One by one, big name Oscar winning and Oscar nominated actors arrive. Laurence Fishburne serves as another de facto lead in the film, playing Dr. Ellis Cheever, the Deputy head of the CDC, who is desperately trying to manage and contain a volatile and escalating crisis. Kate Winslet shines in her scenes as Dr. Erin Mears, an expert on viruses that Cheever brings in to analyze and investigate the developments. Jude Law gets a fair amount of screen time as blogger Alan Krumweide, whose conspiracy theory website, Truth-Serum, gets a meteoric rise in popularity when Krumweide calls into question the actions taken by the CDC and the United States government. Marion Cotillard plays a World Health Organization investigator who flies to the Far East to survey the infected and Jennifer Ehle is quite terrific as a scientist who may have found a vaccine that may ultimately lead to a cure.
Other small roles are given to John Hawkes, Sanaa Lathan, Bryan Cranston, Demetri Martin, and the fantastic Elliot Gould, but to Soderbergh’s credit, “Contagion” strides along at such an uncompromising gait, that the celebrity-gawking takes a rather immediate backseat to the proceedings unfolding before us. And we should not be surprised with Steven Soderbergh at the helm, because once again he proves how adept he is at handling multiple arcs while encumbered with a robust ensemble.
Which is not to say the film is not lacking in certain respects.

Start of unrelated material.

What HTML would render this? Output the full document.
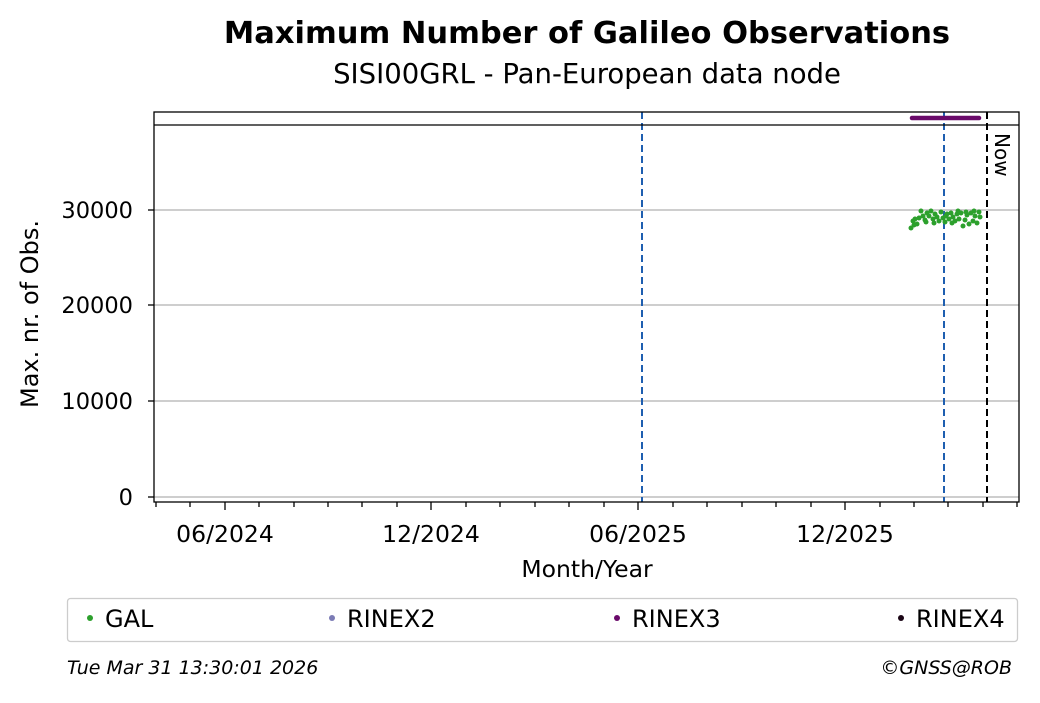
<!DOCTYPE html>
<html><head><style>
body{margin:0;background:#fff;width:1040px;height:699px;overflow:hidden;font-family:"DejaVu Sans","Liberation Sans",sans-serif}
</style></head><body>
<svg width="1040" height="699" xmlns="http://www.w3.org/2000/svg" font-family="DejaVu Sans, Liberation Sans, sans-serif">
<text x="587" y="43" text-anchor="middle" font-size="30.5" font-weight="bold">Maximum Number of Galileo Observations</text>
<text x="587" y="83" text-anchor="middle" font-size="27.5">SISI00GRL - Pan-European data node</text>
<g stroke="#b0b0b0" stroke-width="1.3">
<line x1="154" x2="1019" y1="497" y2="497"/><line x1="154" x2="1019" y1="401" y2="401"/>
<line x1="154" x2="1019" y1="305" y2="305"/><line x1="154" x2="1019" y1="210" y2="210"/>
</g>
<line x1="642" x2="642" y1="112" y2="502" stroke="#1f5fb0" stroke-width="2" stroke-dasharray="7,4"/>
<line x1="944" x2="944" y1="112" y2="502" stroke="#1f5fb0" stroke-width="2" stroke-dasharray="7,4"/>
<line x1="987" x2="987" y1="112" y2="502" stroke="#000" stroke-width="2" stroke-dasharray="7,4"/>
<text x="995" y="133" font-size="20" transform="rotate(90 995 133)">Now</text>
<line x1="154" x2="1019" y1="125" y2="125" stroke="#000" stroke-width="1.3"/>
<line x1="912" x2="979" y1="118" y2="118" stroke="#6a0a6a" stroke-width="4.5" stroke-linecap="round"/>
<g fill="#2ca02c">
<circle cx="911" cy="228" r="2.5"/><circle cx="913" cy="221" r="2.5"/><circle cx="915" cy="219" r="2.5"/><circle cx="917" cy="224" r="2.5"/>
<circle cx="919" cy="218" r="2.5"/><circle cx="921" cy="211" r="2.5"/><circle cx="923" cy="216" r="2.5"/><circle cx="925" cy="220" r="2.5"/>
<circle cx="927" cy="213" r="2.5"/><circle cx="929" cy="216" r="2.5"/><circle cx="931" cy="211" r="2.5"/><circle cx="933" cy="219" r="2.5"/>
<circle cx="935" cy="214" r="2.5"/><circle cx="937" cy="217" r="2.5"/><circle cx="939" cy="221" r="2.5"/><circle cx="941" cy="212" r="2.5"/>
<circle cx="943" cy="218" r="2.5"/><circle cx="945" cy="222" r="2.5"/><circle cx="947" cy="214" r="2.5"/><circle cx="949" cy="219" r="2.5"/>
<circle cx="951" cy="213" r="2.5"/><circle cx="953" cy="217" r="2.5"/><circle cx="955" cy="221" r="2.5"/><circle cx="957" cy="214" r="2.5"/>
<circle cx="959" cy="219" r="2.5"/><circle cx="961" cy="213" r="2.5"/><circle cx="963" cy="226" r="2.5"/><circle cx="965" cy="220" r="2.5"/>
<circle cx="967" cy="215" r="2.5"/><circle cx="969" cy="224" r="2.5"/><circle cx="971" cy="213" r="2.5"/><circle cx="973" cy="221" r="2.5"/>
<circle cx="975" cy="216" r="2.5"/><circle cx="977" cy="223" r="2.5"/><circle cx="979" cy="212" r="2.5"/><circle cx="980" cy="217" r="2.5"/>
<circle cx="914" cy="225" r="2.5"/><circle cx="926" cy="222" r="2.5"/><circle cx="934" cy="223" r="2.5"/><circle cx="946" cy="216" r="2.5"/>
<circle cx="958" cy="211" r="2.5"/><circle cx="966" cy="212" r="2.5"/><circle cx="974" cy="211" r="2.5"/><circle cx="952" cy="223" r="2.5"/>
</g>
<rect x="154" y="112" width="865" height="390" fill="none" stroke="#000" stroke-width="1.3"/>
<g stroke="#000" stroke-width="1.3">
<line x1="148" x2="154" y1="497" y2="497"/><line x1="148" x2="154" y1="401" y2="401"/>
<line x1="148" x2="154" y1="305" y2="305"/><line x1="148" x2="154" y1="210" y2="210"/>
<line x1="225" x2="225" y1="502" y2="510"/><line x1="431" x2="431" y1="502" y2="510"/>
<line x1="638" x2="638" y1="502" y2="510"/><line x1="845" x2="845" y1="502" y2="510"/>
<path d="M156 502v5M190 502v5M259 502v5M294 502v5M328 502v5M362 502v5M397 502v5M466 502v5M500 502v5M535 502v5M569 502v5M604 502v5M673 502v5M707 502v5M742 502v5M776 502v5M811 502v5M880 502v5M914 502v5M948 502v5M983 502v5M1017 502v5"/>
</g>
<g font-size="22.5" text-anchor="end">
<text x="133" y="505">0</text><text x="133" y="409">10000</text><text x="133" y="313">20000</text><text x="133" y="218">30000</text>
</g>
<g font-size="23.5" text-anchor="middle">
<text x="225" y="542">06/2024</text><text x="431" y="542">12/2024</text><text x="638" y="542">06/2025</text><text x="845" y="542">12/2025</text>
<text x="587" y="577">Month/Year</text>
</g>
<text x="38" y="314" font-size="24" text-anchor="middle" transform="rotate(-90 38 314)">Max. nr. of Obs.</text>
<rect x="67.5" y="598.5" width="950" height="43" rx="3" fill="#fff" stroke="#ccc" stroke-width="1.3"/>
<g font-size="24">
<circle cx="90" cy="618" r="3" fill="#2ca02c"/><text x="105" y="627">GAL</text>
<circle cx="332" cy="618" r="3" fill="#7b7bb5"/><text x="347" y="627">RINEX2</text>
<circle cx="617" cy="618" r="3" fill="#6a0a6a"/><text x="632" y="627">RINEX3</text>
<circle cx="901" cy="618" r="3" fill="#1a0515"/><text x="916" y="627">RINEX4</text>
</g>
<text x="67" y="674" font-size="19" font-style="italic">Tue Mar 31 13:30:01 2026</text>
<text x="1012" y="674" font-size="19" font-style="italic" text-anchor="end">©GNSS@ROB</text>
</svg>
</body></html>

Cotillard’s story for example, which incorporates a desperate researcher and a village of children, is left out of the mix for such a long stretch of time that when Cotillard reappears, I completely forgot she was in the film at all. Jude Law’s character and successive actions may be relevant and topical, especially when considering the stroke and credibility bloggers and/or Web-based journalists receive in today’s 24-hour cable television news cycle. But Scott Burns’ never seals the deal with Law’s character, especially after a terrific interplay between Law and Fishburne and CNN’s medical expert Dr. Sanjay Gupta. An intriguing realization involving Mitch’s reaction to the virus is also relegated to nothing more than a couple of mere mentions. I rarely ask for a film to extend its length, but perhaps these characters, so crucial to the story, could have had a few more minutes to flesh out their purpose. Losing focus on them and their seemingly important connectivity to the overall story, diffuses the ultimate effect that “Contagion” hopes to impact upon its viewers.
“Contagion” is a bubbling and bustling thriller, which takes us through 130+ days of how devastating and ill prepared we might ultimately be for the next global pandemic. The film whisks you from locale to locale and Soderbergh slyly and, at other times, rather jarringly reminds us that dangers likely lurk all around us. With strong, serious acting that never finds a false note, a liberal dose of unsettling and disturbing visuals, a vibrant pulsing score by Cliff Martinez, and skillful editing by Stephen Mirrione, “Contagion” may ultimately serve as more of an entertaining film than a thought-provoking one, but then again…gauge your own reaction when someone sneezes or coughs near you after seeing this film.